朱立教授指出,中国企业普遍缺乏海外投资战略,注重短期利益,忽略从产业链角度构建完善的海外投资战略。更为严重的是,发展中国家企业往往采取利益最大化的投资策略,不注重生态环保和当地民间利益,容易引发民间和有关NGO的抵制。此外,中国企业在发展中国家的投资大多数是与政府签约的投资,忽视了项目的公开与透明。
“中国过分偏重能源与矿业,相对忽视高新技术产业的投资;在对外投资的方式上,80%以上的海外企业属于新建企业,且合资方式占绝大比重,目前国际上流行的跨国收购、兼并方式利用较少。”朱立教授建议,企业要积极调整投资产业和区域,减少在高风险国家的投资;并针对敏感产业进行调整。
西南财经大学的张子默、霍伟东认为,一方面,外资并购可以从技术、资金等方面为东道国提供支持,促进我国国民经济发展和人民生活水平提高。但另一方面,随着跨国并购的不断深入,有关外资并购对我国经济安全将产生负面影响的言论也层出不穷,外资并购对东道国经济安全产生的影响逐渐引起了人们的关注。

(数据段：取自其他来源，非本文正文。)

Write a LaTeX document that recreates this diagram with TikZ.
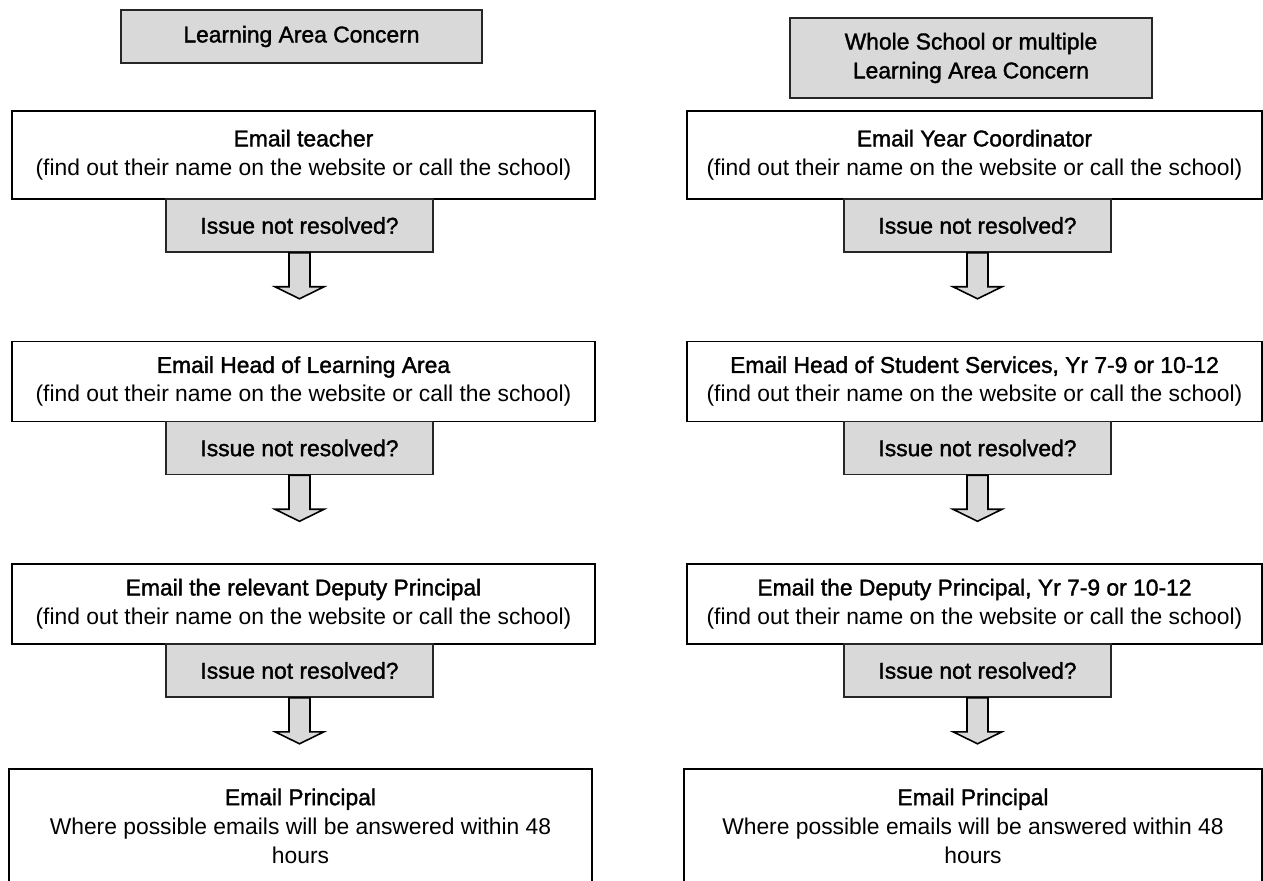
\documentclass[tikz,border=0pt]{standalone}
\usepackage{fontspec}
\setmainfont{Liberation Sans}
\newfontfamily\headfont[FakeBold=1.5]{Liberation Sans}
\definecolor{boxgrey}{HTML}{D9D9D9}
\tikzset{
  greybox/.style={draw=black!85,line width=0.9pt,fill=boxgrey,align=center,inner sep=0pt,font=\headfont},
  mailbox/.style={draw=black,line width=1pt,fill=white,align=center,inner sep=0pt},
  issuebox/.style={greybox,minimum width=5.34cm,minimum height=1.06cm},
  blockarrow/.style={draw=black,line width=0.9pt,fill=boxgrey,line join=miter}
}
\newcommand{\mailtext}[2]{{\headfont #1}\\#2}
\begin{document}
\begin{tikzpicture}[x=0.02cm,y=-0.02cm]
\fontsize{13}{16.5}\selectfont
\useasboundingbox (0,0) rectangle (1263,881);
\clip (0,0) rectangle (1263,881);
% left column
\node[greybox,minimum width=7.22cm,minimum height=1.06cm] (hA) at (301.5,36.5) {Learning Area Concern};
\node[mailbox,minimum width=11.66cm,minimum height=1.76cm] (eA1) at (303.5,155)
  {\mailtext{Email teacher}{(find out their name on the website or call the school)}};
\node[issuebox] (iA1) at (299.5,225.5) {Issue not resolved?};
\node[mailbox,minimum width=11.66cm,minimum height=1.6cm] (eA2) at (303.5,381.5)
  {\mailtext{Email Head of Learning Area}{(find out their name on the website or call the school)}};
\node[issuebox] (iA2) at (299.5,448) {Issue not resolved?};
\node[mailbox,minimum width=11.66cm,minimum height=1.6cm] (eA3) at (303.5,604)
  {\mailtext{Email the relevant Deputy Principal}{(find out their name on the website or call the school)}};
\node[issuebox] (iA3) at (299.5,670.5) {Issue not resolved?};
\node[mailbox,minimum width=11.66cm,minimum height=2.28cm] (pA) at (300.5,826)
  {\mailtext{Email Principal}{Where possible emails will be answered within 48\\hours}};
% right column
\node[greybox,minimum width=7.24cm,minimum height=1.6cm] (hB) at (971,58) {Whole School or multiple\\Learning Area Concern};
\node[mailbox,minimum width=11.5cm,minimum height=1.76cm] (eB1) at (974.5,155)
  {\mailtext{Email Year Coordinator}{(find out their name on the website or call the school)}};
\node[issuebox] (iB1) at (977.5,225.5) {Issue not resolved?};
\node[mailbox,minimum width=11.5cm,minimum height=1.6cm] (eB2) at (974.5,381.5)
  {\mailtext{Email Head of Student Services, Yr 7-9 or 10-12}{(find out their name on the website or call the school)}};
\node[issuebox] (iB2) at (977.5,448) {Issue not resolved?};
\node[mailbox,minimum width=11.5cm,minimum height=1.6cm] (eB3) at (974.5,604)
  {\mailtext{Email the Deputy Principal, Yr 7-9 or 10-12}{(find out their name on the website or call the school)}};
\node[issuebox] (iB3) at (977.5,670.5) {Issue not resolved?};
\node[mailbox,minimum width=11.56cm,minimum height=2.28cm] (pB) at (973,826)
  {\mailtext{Email Principal}{Where possible emails will be answered within 48\\hours}};
% hollow arrows under each question
\foreach \i in {iA1,iA2,iA3,iB1,iB2,iB3}{
  \draw[blockarrow] ([xshift=-0.21cm]\i.south) -- ++(0,34) -- ++(-14,0) -- ++(24.5,12)
    -- ++(24.5,-12) -- ++(-14,0) -- ++(0,-34) -- cycle;}
\end{tikzpicture}
\end{document}
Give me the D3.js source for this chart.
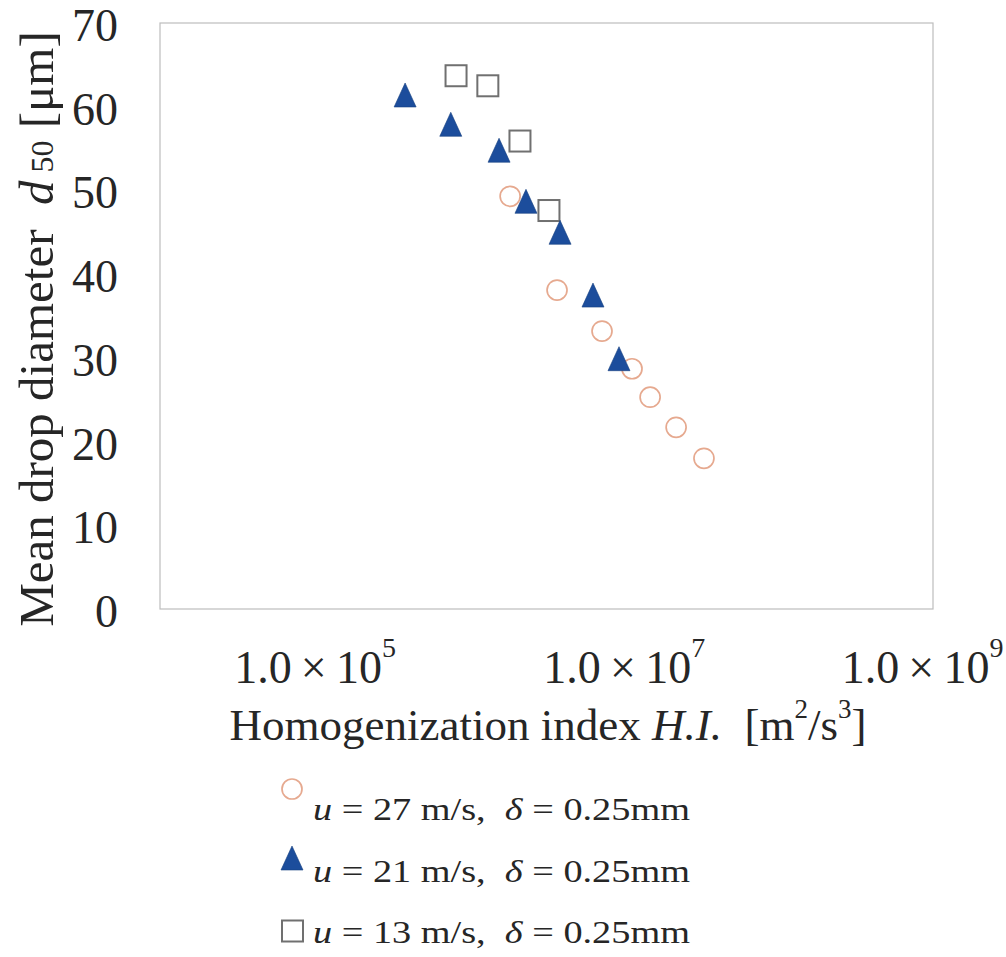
<!DOCTYPE html>
<html>
<head>
<meta charset="utf-8">
<script src="https://cdn.jsdelivr.net/npm/d3@7"></script>
<style>
  html, body { margin: 0; padding: 0; background: #fff; }
  svg { display: block; }
  text { font-family: "Liberation Serif", "Times New Roman", serif; fill: #262626; }
</style>
</head>
<body>
<svg id="chart" width="1006" height="957"></svg>
<script>
// ---- Data ----
const circleX   = [1.84e6, 3.70e6, 7.23e6, 1.13e7, 1.48e7, 2.18e7, 3.30e7];
const circleY   = [49.3, 38.1, 33.2, 28.7, 25.3, 21.7, 18.0];
const triangleX = [3.85e5, 7.6e5, 1.56e6, 2.33e6, 3.87e6, 6.32e6, 9.31e6];
const triangleY = [61.4, 57.9, 54.8, 48.7, 45.0, 37.5, 29.9];
const squareX   = [8.22e5, 1.32e6, 2.13e6, 3.28e6];
const squareY   = [63.7, 62.5, 55.9, 47.6];

const xTickValues = [1e5, 1e7, 1e9];
const xTickExponents = ["5", "7", "9"];
const yTickValues = [0, 10, 20, 30, 40, 50, 60, 70];
const legendSpeeds = ["27", "21", "13"];

// ---- Layout ----
const svg = d3.select("#chart");
const W = 1006;
const pLeft = 160, pRight = 933, pTop = 23, pBottom = 609;

const x = d3.scaleLog().domain([1e4, 1e9]).range([pLeft, pRight]);
const y = d3.scaleLinear().domain([0, 70]).range([pBottom, pTop]);

// Plot frame
svg.append("rect")
  .attr("x", pLeft).attr("y", pTop)
  .attr("width", pRight - pLeft).attr("height", pBottom - pTop)
  .attr("fill", "#fff").attr("stroke", "#bdbdbd").attr("stroke-width", 1.2);

// Y axis
const yAxis = svg.append("g")
  .attr("transform", `translate(${pLeft},0)`)
  .call(d3.axisLeft(y).tickValues(yTickValues).tickSize(0).tickPadding(42).tickFormat(d3.format("d")));
yAxis.select(".domain").remove();
yAxis.selectAll("text")
  .attr("font-size", 46)
  .attr("font-family", "Liberation Serif")
  .attr("fill", "#262626")
  .attr("dy", "0.38em");

// X axis
const xAxis = svg.append("g")
  .attr("transform", `translate(0,${pBottom})`)
  .call(d3.axisBottom(x).tickValues(xTickValues).tickSize(0).tickFormat(() => ""));
xAxis.select(".domain").remove();
xAxis.selectAll(".tick text").each(function(d, i) {
  const t = d3.select(this)
    .attr("font-size", 46)
    .attr("font-family", "Liberation Serif")
    .attr("fill", "#262626")
    .attr("text-anchor", "middle")
    .attr("y", 74)
    .attr("dy", 0);
  t.text(null);
  t.append("tspan").text("1.0\u2009\u00d7\u200910");
  t.append("tspan").attr("font-size", 28).attr("dy", -26).text(xTickExponents[i]);
  // keep the label inside the picture
  const b = this.getBBox();
  const absRight = x(d) + b.x + b.width;
  if (absRight > W - 3) t.attr("x", (W - 3) - absRight);
});

// X title
const xt = svg.append("text")
  .attr("x", 548).attr("y", 740)
  .attr("text-anchor", "middle")
  .attr("font-size", 45);
xt.append("tspan").text("Homogenization index ");
xt.append("tspan").attr("font-style", "italic").text("H.I.");
xt.append("tspan").text("\u00a0\u00a0[m");
xt.append("tspan").attr("font-size", 27).attr("dy", -22).text("2");
xt.append("tspan").attr("dy", 22).text("/s");
xt.append("tspan").attr("font-size", 27).attr("dy", -22).text("3");
xt.append("tspan").attr("dy", 22).text("]");

// Y title
const yt = svg.append("text")
  .attr("transform", "translate(53,329) rotate(-90)")
  .attr("text-anchor", "middle")
  .attr("font-size", 49);
yt.append("tspan").text("Mean drop diameter\u00a0\u00a0");
yt.append("tspan").attr("font-style", "italic").text("d");
yt.append("tspan").attr("font-size", 32).text("\u00a050");
yt.append("tspan").text(" [\u03bcm]");

// Markers
const circleColor = "#e6a98f";
const triColor = "#1c4d9c";
const squareColor = "#707070";
const triPath = "M0,-12L11,12L-11,12Z";

svg.append("g").selectAll("circle")
  .data(d3.zip(circleX, circleY))
  .join("circle")
  .attr("cx", d => x(d[0])).attr("cy", d => y(d[1]))
  .attr("r", 10)
  .attr("fill", "none").attr("stroke", circleColor).attr("stroke-width", 1.7);

svg.append("g").selectAll("rect")
  .data(d3.zip(squareX, squareY))
  .join("rect")
  .attr("x", d => x(d[0]) - 10.5).attr("y", d => y(d[1]) - 10.5)
  .attr("width", 21).attr("height", 21)
  .attr("fill", "none").attr("stroke", squareColor).attr("stroke-width", 2);

svg.append("g").selectAll("path")
  .data(d3.zip(triangleX, triangleY))
  .join("path")
  .attr("transform", d => `translate(${x(d[0])},${y(d[1])})`)
  .attr("d", triPath)
  .attr("fill", triColor).attr("stroke", "#15407f").attr("stroke-width", 0.6);

// Legend
const legend = svg.append("g");
const legendRows = [
  { markerY: 789, textY: 820 },
  { markerY: 858, textY: 882 },
  { markerY: 931, textY: 943 }
];
legendRows.forEach((r, i) => {
  if (i === 0) {
    legend.append("circle").attr("cx", 292).attr("cy", r.markerY).attr("r", 10)
      .attr("fill", "none").attr("stroke", circleColor).attr("stroke-width", 1.7);
  } else if (i === 1) {
    legend.append("path").attr("transform", `translate(292,${r.markerY})`).attr("d", triPath)
      .attr("fill", triColor).attr("stroke", "#15407f").attr("stroke-width", 0.6);
  } else {
    legend.append("rect").attr("x", 282).attr("y", r.markerY - 10.5).attr("width", 21).attr("height", 21)
      .attr("fill", "none").attr("stroke", squareColor).attr("stroke-width", 2);
  }
  const t = legend.append("text").attr("x", 313).attr("y", r.textY).attr("font-size", 31)
    .attr("textLength", 377).attr("lengthAdjust", "spacingAndGlyphs");
  t.append("tspan").attr("font-style", "italic").text("u");
  t.append("tspan").text(` = ${legendSpeeds[i]} m/s,\u00a0\u00a0`);
  t.append("tspan").attr("font-style", "italic").text("\u03b4");
  t.append("tspan").text(" = 0.25mm");
});
</script>
</body>
</html>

两位学者认为,并不是所有的产业都鼓励海外企业进入,否则就会形成对国家产业政策的冲击。因此,应根据产业形式的变化,适时调整外企产业政策。国家应加快出台《产业政策法》,对外资企业特别是外国金融资本对我国国有企业的控股,应根据行业和产品的特点,进行分类管理,明确所要禁止、限制和勉励的领域。同时对那些断定为国民经济支柱产业的领域应严禁将行业特许权出让给外商,对既已出让的部分行业应限制外籍所有权的扩大。在条件容许的情况下,国家可采用逆向的“股转债”,使其变为债务,逐步加以清偿。